Aconselho as pessoas a nunca deixarem de ter uma previdência no INSS.
Tem três grandes vítimas dessa reforma: a mulher, o
trabalhador rural e os professores de ensino básico e médio. O governo deseja tratar a todos como se fossem iguais, estabelecendo
uma idade única, mas isso é uma falácia, já que as pessoas não têm as mesmas
condições de vida e ele vai punir os grupos sociais menos favorecidos. Nesse
contexto, as mulheres são muito punidas porque têm uma condição no mercado de
trabalho muito desigual em relação aos homens, com uma jornada de trabalho
muito maior – a semanal chega a ser 15 horas superior –, e recebem um salário
24% menor. São extremamente sacrificadas por terem que cuidar das crianças, dos
idosos e dos enfermos das famílias.
Além disso, embora
estejam se escolarizando cada vez mais, essa escolarização acontece muito entre
as mulheres de classe média e alta. Entre as de classes mais baixas, essa
escolarização é muito prejudicada em função da necessidade que têm de cuidar
dos filhos. Por conta disso, costumam trabalhar em atividades de meio
expediente, com alta rotatividade, baixa remuneração e péssimas condições de
trabalho. Essas mulheres não têm como progredir nessas profissões e acabam
condenadas à pobreza.
O governo quer tratar homens e mulheres da mesma
forma na aposentadoria somente para cortar gastos, se não há nenhuma igualdade
no mercado de trabalho, por que haveria na hora de se aposentar?
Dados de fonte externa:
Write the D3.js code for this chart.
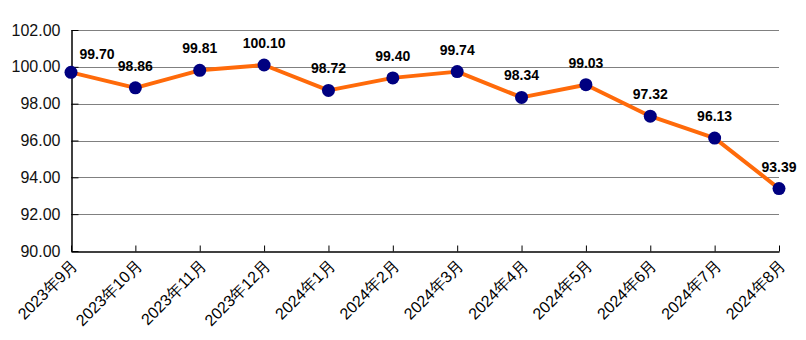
<!DOCTYPE html>
<html>
<head>
<meta charset="utf-8">
<script src="https://cdn.jsdelivr.net/npm/d3@7"></script>
<style>
  html, body { margin: 0; padding: 0; background: #fff; }
  svg { display: block; font-family: "Liberation Sans", Arial, "Noto Sans CJK SC", sans-serif; }
</style>
</head>
<body>
<svg id="chart" width="806" height="340"></svg>
<script>
// Monthly index values
const months = ["2023年9月", "2023年10月", "2023年11月", "2023年12月", "2024年1月", "2024年2月",
                "2024年3月", "2024年4月", "2024年5月", "2024年6月", "2024年7月", "2024年8月"];
const values = [99.70, 98.86, 99.81, 100.10, 98.72, 99.40, 99.74, 98.34, 99.03, 97.32, 96.13, 93.39];
const yTicks = [90, 92, 94, 96, 98, 100, 102];

const svg = d3.select("#chart");
const plot = { left: 71, right: 779, top: 30, bottom: 251 };

const x = d3.scalePoint().domain(months).range([plot.left, plot.right]);
const y = d3.scaleLinear().domain([90, 102]).range([plot.bottom, plot.top]);

// horizontal gridlines
svg.append("g").selectAll("line").data(yTicks.filter(d => d > 90)).join("line")
  .attr("x1", plot.left).attr("x2", plot.right)
  .attr("y1", d => Math.round(y(d)) + 0.5).attr("y2", d => Math.round(y(d)) + 0.5)
  .attr("stroke", "#808080").attr("stroke-width", 1);

// y axis
const yAxis = svg.append("g").attr("transform", `translate(${plot.left + 0.5},0)`)
  .call(d3.axisLeft(y).tickValues(yTicks).tickFormat(d3.format(".2f")).tickSizeInner(-7).tickSizeOuter(0).tickPadding(11));
yAxis.select(".domain").attr("stroke", "#000").attr("stroke-width", 1.5);
yAxis.selectAll(".tick line").attr("stroke", "#000");
yAxis.selectAll(".tick text").attr("font-size", 16).attr("fill", "#111");

// x axis
const xAxis = svg.append("g").attr("transform", `translate(0,${plot.bottom + 0.5})`)
  .call(d3.axisBottom(x).tickSizeInner(-6).tickSizeOuter(0).tickPadding(0));
xAxis.select(".domain").attr("stroke", "#000").attr("stroke-width", 1.5);
xAxis.selectAll(".tick line").attr("stroke", "#000");
xAxis.selectAll(".tick text")
  .attr("font-size", 16).attr("fill", "#000")
  .attr("text-anchor", "end")
  .attr("dy", null)
  .attr("transform", "translate(7,15) rotate(-45)");

// line
const line = d3.line().x((d, i) => x(months[i])).y(d => y(d));
svg.append("path").datum(values)
  .attr("d", line)
  .attr("fill", "none")
  .attr("stroke", "#ff6a0a")
  .attr("stroke-width", 4)
  .attr("stroke-linejoin", "round");

// markers
svg.append("g").selectAll("circle").data(values).join("circle")
  .attr("cx", (d, i) => x(months[i]))
  .attr("cy", d => y(d))
  .attr("r", 6.5)
  .attr("fill", "#000080");

// value labels
svg.append("g").selectAll("text").data(values).join("text")
  .attr("x", (d, i) => x(months[i]) + (i === 0 ? 26 : 0))
  .attr("y", (d, i) => y(d) - (i === 0 ? 13 : 17))
  .attr("text-anchor", "middle")
  .attr("font-size", 14)
  .attr("font-weight", "bold")
  .attr("fill", "#000")
  .text(d => d.toFixed(2));
</script>
</body>
</html>
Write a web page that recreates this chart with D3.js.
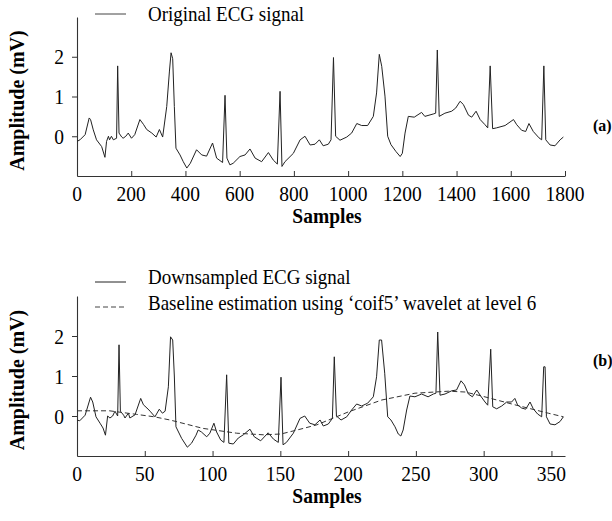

Só quer se igualar as pessoas na hora de se aposentar, não se trata das
relações sociais de produção, tão assimétricas entre esses grupos, como é o
caso do trabalhador rural, que tem uma expectativa de vida muito menor que a
dos trabalhadores urbanos, mas o governo quer determinar a mesma idade. É uma
irracionalidade, uma violência social muito grande.
Um trabalhador do
campo no Nordeste vive até os 66 anos de idade. Se o governo conseguir aprovar
uma idade única de 65 anos, muitos desses trabalhadores não vão nem alcançar a
aposentadoria e os que alcançarem não vão desfrutar nem por um ano. Isso nas
condições de hoje, antes da depressão. Depois, com as mudanças nas regras
previdenciárias, o nível de empobrecimento vai ser maior, e a expectativa de
vida desses grupos vai se reduzir mais ainda.